Required task
Output the full listing below exactly, without the pictures.

Information shown
# # # # #
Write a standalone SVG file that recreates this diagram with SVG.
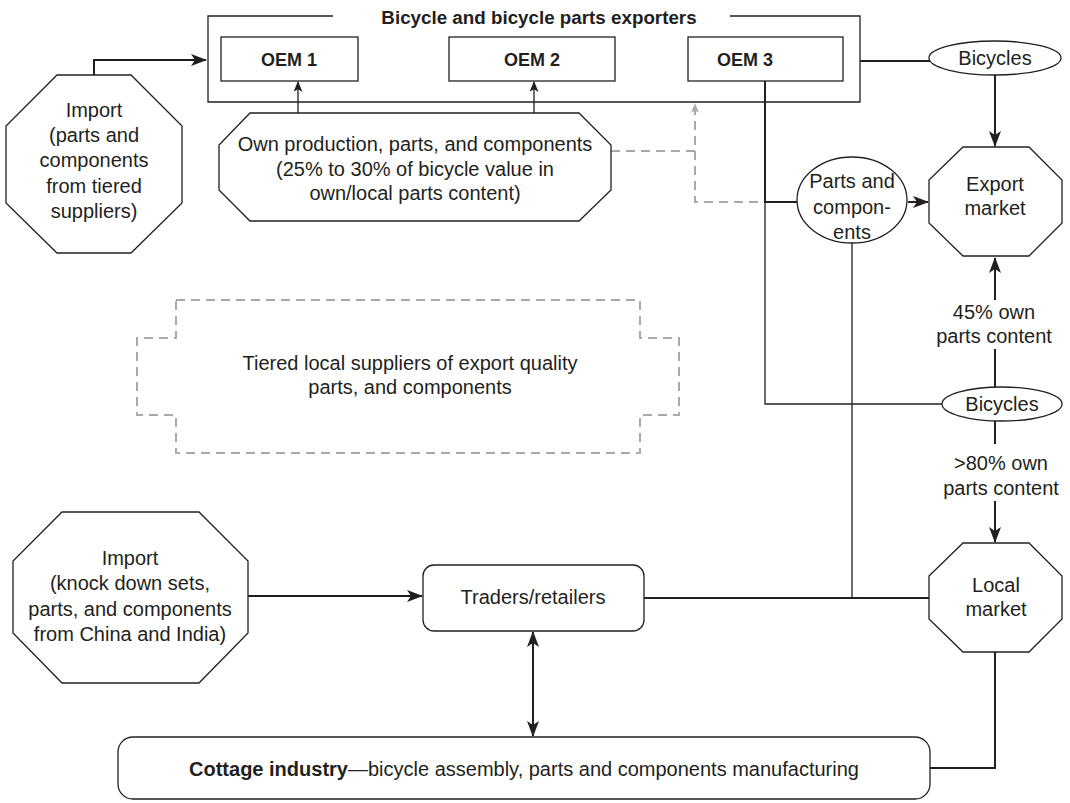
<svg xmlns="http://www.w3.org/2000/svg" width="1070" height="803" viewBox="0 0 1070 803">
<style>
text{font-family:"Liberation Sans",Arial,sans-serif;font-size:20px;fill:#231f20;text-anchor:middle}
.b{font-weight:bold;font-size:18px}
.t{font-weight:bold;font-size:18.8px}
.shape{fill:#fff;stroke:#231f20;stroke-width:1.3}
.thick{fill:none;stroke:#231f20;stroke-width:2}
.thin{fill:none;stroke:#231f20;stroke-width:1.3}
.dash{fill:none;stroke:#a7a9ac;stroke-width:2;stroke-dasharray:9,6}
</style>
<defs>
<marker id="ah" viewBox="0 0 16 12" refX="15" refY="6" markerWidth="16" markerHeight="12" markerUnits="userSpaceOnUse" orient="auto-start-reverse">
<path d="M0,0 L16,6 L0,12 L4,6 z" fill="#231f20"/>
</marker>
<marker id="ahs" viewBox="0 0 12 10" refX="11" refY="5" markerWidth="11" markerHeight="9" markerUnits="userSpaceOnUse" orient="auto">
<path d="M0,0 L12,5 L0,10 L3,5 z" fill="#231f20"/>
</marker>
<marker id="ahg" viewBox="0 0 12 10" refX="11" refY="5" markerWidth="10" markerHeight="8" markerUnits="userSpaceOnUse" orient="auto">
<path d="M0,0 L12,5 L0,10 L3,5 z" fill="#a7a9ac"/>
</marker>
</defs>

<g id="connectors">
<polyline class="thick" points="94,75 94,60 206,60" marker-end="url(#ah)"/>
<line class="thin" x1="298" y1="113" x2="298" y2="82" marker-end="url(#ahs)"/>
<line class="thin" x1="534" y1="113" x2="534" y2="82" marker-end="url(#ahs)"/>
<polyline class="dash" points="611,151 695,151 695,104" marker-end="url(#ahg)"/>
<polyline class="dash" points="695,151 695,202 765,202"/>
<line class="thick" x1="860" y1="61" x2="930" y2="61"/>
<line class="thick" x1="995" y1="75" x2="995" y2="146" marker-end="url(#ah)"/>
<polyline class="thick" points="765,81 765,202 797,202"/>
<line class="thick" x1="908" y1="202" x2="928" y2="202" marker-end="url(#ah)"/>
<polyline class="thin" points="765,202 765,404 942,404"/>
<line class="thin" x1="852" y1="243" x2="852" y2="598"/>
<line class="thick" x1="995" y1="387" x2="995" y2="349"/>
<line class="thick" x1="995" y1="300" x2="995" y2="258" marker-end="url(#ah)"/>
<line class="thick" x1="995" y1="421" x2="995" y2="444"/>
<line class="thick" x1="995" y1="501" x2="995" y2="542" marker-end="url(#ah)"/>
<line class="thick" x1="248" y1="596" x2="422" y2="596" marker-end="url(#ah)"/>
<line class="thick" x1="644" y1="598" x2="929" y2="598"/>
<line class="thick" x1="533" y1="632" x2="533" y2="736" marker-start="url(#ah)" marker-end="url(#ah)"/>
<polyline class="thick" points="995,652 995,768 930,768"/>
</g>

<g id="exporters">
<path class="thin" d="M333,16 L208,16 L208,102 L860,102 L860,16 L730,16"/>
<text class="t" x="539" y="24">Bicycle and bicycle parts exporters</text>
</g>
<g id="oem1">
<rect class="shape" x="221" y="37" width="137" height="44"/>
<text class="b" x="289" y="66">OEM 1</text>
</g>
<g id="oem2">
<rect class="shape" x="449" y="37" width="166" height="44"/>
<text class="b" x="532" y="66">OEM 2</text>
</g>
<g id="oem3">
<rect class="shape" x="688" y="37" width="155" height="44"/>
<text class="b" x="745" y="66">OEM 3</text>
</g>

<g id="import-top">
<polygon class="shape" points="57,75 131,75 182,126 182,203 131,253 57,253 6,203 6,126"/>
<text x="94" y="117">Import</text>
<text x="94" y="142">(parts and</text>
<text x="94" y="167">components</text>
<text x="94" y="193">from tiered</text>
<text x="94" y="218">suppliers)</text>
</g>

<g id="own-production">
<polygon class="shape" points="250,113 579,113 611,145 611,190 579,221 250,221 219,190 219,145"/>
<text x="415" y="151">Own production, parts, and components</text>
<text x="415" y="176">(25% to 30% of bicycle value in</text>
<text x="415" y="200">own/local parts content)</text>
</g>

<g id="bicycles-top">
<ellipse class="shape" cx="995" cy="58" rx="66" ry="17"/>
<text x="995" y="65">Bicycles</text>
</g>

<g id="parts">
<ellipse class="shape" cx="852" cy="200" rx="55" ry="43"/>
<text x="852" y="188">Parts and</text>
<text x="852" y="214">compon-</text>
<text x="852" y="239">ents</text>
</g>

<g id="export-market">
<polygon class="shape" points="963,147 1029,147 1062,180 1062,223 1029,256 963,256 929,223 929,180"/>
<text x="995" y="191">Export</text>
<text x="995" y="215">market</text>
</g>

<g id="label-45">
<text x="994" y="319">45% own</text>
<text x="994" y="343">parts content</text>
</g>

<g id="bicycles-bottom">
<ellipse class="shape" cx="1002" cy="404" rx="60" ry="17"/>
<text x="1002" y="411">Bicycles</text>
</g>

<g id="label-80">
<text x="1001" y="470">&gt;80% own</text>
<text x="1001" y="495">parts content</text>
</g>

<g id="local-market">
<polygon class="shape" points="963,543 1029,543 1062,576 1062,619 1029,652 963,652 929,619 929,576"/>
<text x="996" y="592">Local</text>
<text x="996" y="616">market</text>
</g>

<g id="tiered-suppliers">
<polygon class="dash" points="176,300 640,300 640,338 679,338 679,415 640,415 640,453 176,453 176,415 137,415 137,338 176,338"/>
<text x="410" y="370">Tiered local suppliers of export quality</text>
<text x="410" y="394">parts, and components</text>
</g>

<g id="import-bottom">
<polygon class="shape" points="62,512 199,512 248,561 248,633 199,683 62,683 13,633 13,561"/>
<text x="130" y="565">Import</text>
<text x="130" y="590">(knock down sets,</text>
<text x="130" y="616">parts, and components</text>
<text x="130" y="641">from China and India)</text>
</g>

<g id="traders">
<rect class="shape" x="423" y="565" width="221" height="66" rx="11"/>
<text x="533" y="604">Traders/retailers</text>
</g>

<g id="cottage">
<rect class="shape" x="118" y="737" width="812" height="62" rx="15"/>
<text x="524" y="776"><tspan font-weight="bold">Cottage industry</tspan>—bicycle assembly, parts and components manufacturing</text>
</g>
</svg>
# # # # #
Task result
Write a standalone SVG file that recreates this diagram with SVG.
<svg xmlns="http://www.w3.org/2000/svg" width="1070" height="803" viewBox="0 0 1070 803">
<style>
text{font-family:"Liberation Sans",Arial,sans-serif;font-size:20px;fill:#231f20;text-anchor:middle}
.b{font-weight:bold;font-size:18px}
.t{font-weight:bold;font-size:18.8px}
.shape{fill:#fff;stroke:#231f20;stroke-width:1.3}
.thick{fill:none;stroke:#231f20;stroke-width:2}
.thin{fill:none;stroke:#231f20;stroke-width:1.3}
.dash{fill:none;stroke:#a7a9ac;stroke-width:2;stroke-dasharray:9,6}
</style>
<defs>
<marker id="ah" viewBox="0 0 16 12" refX="15" refY="6" markerWidth="16" markerHeight="12" markerUnits="userSpaceOnUse" orient="auto-start-reverse">
<path d="M0,0 L16,6 L0,12 L4,6 z" fill="#231f20"/>
</marker>
<marker id="ahs" viewBox="0 0 12 10" refX="11" refY="5" markerWidth="11" markerHeight="9" markerUnits="userSpaceOnUse" orient="auto">
<path d="M0,0 L12,5 L0,10 L3,5 z" fill="#231f20"/>
</marker>
<marker id="ahg" viewBox="0 0 12 10" refX="11" refY="5" markerWidth="10" markerHeight="8" markerUnits="userSpaceOnUse" orient="auto">
<path d="M0,0 L12,5 L0,10 L3,5 z" fill="#a7a9ac"/>
</marker>
</defs>

<g id="connectors">
<polyline class="thick" points="94,75 94,60 206,60" marker-end="url(#ah)"/>
<line class="thin" x1="298" y1="113" x2="298" y2="82" marker-end="url(#ahs)"/>
<line class="thin" x1="534" y1="113" x2="534" y2="82" marker-end="url(#ahs)"/>
<polyline class="dash" points="611,151 695,151 695,104" marker-end="url(#ahg)"/>
<polyline class="dash" points="695,151 695,202 765,202"/>
<line class="thick" x1="860" y1="61" x2="930" y2="61"/>
<line class="thick" x1="995" y1="75" x2="995" y2="146" marker-end="url(#ah)"/>
<polyline class="thick" points="765,81 765,202 797,202"/>
<line class="thick" x1="908" y1="202" x2="928" y2="202" marker-end="url(#ah)"/>
<polyline class="thin" points="765,202 765,404 942,404"/>
<line class="thin" x1="852" y1="243" x2="852" y2="598"/>
<line class="thick" x1="995" y1="387" x2="995" y2="349"/>
<line class="thick" x1="995" y1="300" x2="995" y2="258" marker-end="url(#ah)"/>
<line class="thick" x1="995" y1="421" x2="995" y2="444"/>
<line class="thick" x1="995" y1="501" x2="995" y2="542" marker-end="url(#ah)"/>
<line class="thick" x1="248" y1="596" x2="422" y2="596" marker-end="url(#ah)"/>
<line class="thick" x1="644" y1="598" x2="929" y2="598"/>
<line class="thick" x1="533" y1="632" x2="533" y2="736" marker-start="url(#ah)" marker-end="url(#ah)"/>
<polyline class="thick" points="995,652 995,768 930,768"/>
</g>

<g id="exporters">
<path class="thin" d="M333,16 L208,16 L208,102 L860,102 L860,16 L730,16"/>
<text class="t" x="539" y="24">Bicycle and bicycle parts exporters</text>
</g>
<g id="oem1">
<rect class="shape" x="221" y="37" width="137" height="44"/>
<text class="b" x="289" y="66">OEM 1</text>
</g>
<g id="oem2">
<rect class="shape" x="449" y="37" width="166" height="44"/>
<text class="b" x="532" y="66">OEM 2</text>
</g>
<g id="oem3">
<rect class="shape" x="688" y="37" width="155" height="44"/>
<text class="b" x="745" y="66">OEM 3</text>
</g>

<g id="import-top">
<polygon class="shape" points="57,75 131,75 182,126 182,203 131,253 57,253 6,203 6,126"/>
<text x="94" y="117">Import</text>
<text x="94" y="142">(parts and</text>
<text x="94" y="167">components</text>
<text x="94" y="193">from tiered</text>
<text x="94" y="218">suppliers)</text>
</g>

<g id="own-production">
<polygon class="shape" points="250,113 579,113 611,145 611,190 579,221 250,221 219,190 219,145"/>
<text x="415" y="151">Own production, parts, and components</text>
<text x="415" y="176">(25% to 30% of bicycle value in</text>
<text x="415" y="200">own/local parts content)</text>
</g>

<g id="bicycles-top">
<ellipse class="shape" cx="995" cy="58" rx="66" ry="17"/>
<text x="995" y="65">Bicycles</text>
</g>

<g id="parts">
<ellipse class="shape" cx="852" cy="200" rx="55" ry="43"/>
<text x="852" y="188">Parts and</text>
<text x="852" y="214">compon-</text>
<text x="852" y="239">ents</text>
</g>

<g id="export-market">
<polygon class="shape" points="963,147 1029,147 1062,180 1062,223 1029,256 963,256 929,223 929,180"/>
<text x="995" y="191">Export</text>
<text x="995" y="215">market</text>
</g>

<g id="label-45">
<text x="994" y="319">45% own</text>
<text x="994" y="343">parts content</text>
</g>

<g id="bicycles-bottom">
<ellipse class="shape" cx="1002" cy="404" rx="60" ry="17"/>
<text x="1002" y="411">Bicycles</text>
</g>

<g id="label-80">
<text x="1001" y="470">&gt;80% own</text>
<text x="1001" y="495">parts content</text>
</g>

<g id="local-market">
<polygon class="shape" points="963,543 1029,543 1062,576 1062,619 1029,652 963,652 929,619 929,576"/>
<text x="996" y="592">Local</text>
<text x="996" y="616">market</text>
</g>

<g id="tiered-suppliers">
<polygon class="dash" points="176,300 640,300 640,338 679,338 679,415 640,415 640,453 176,453 176,415 137,415 137,338 176,338"/>
<text x="410" y="370">Tiered local suppliers of export quality</text>
<text x="410" y="394">parts, and components</text>
</g>

<g id="import-bottom">
<polygon class="shape" points="62,512 199,512 248,561 248,633 199,683 62,683 13,633 13,561"/>
<text x="130" y="565">Import</text>
<text x="130" y="590">(knock down sets,</text>
<text x="130" y="616">parts, and components</text>
<text x="130" y="641">from China and India)</text>
</g>

<g id="traders">
<rect class="shape" x="423" y="565" width="221" height="66" rx="11"/>
<text x="533" y="604">Traders/retailers</text>
</g>

<g id="cottage">
<rect class="shape" x="118" y="737" width="812" height="62" rx="15"/>
<text x="524" y="776"><tspan font-weight="bold">Cottage industry</tspan>—bicycle assembly, parts and components manufacturing</text>
</g>
</svg>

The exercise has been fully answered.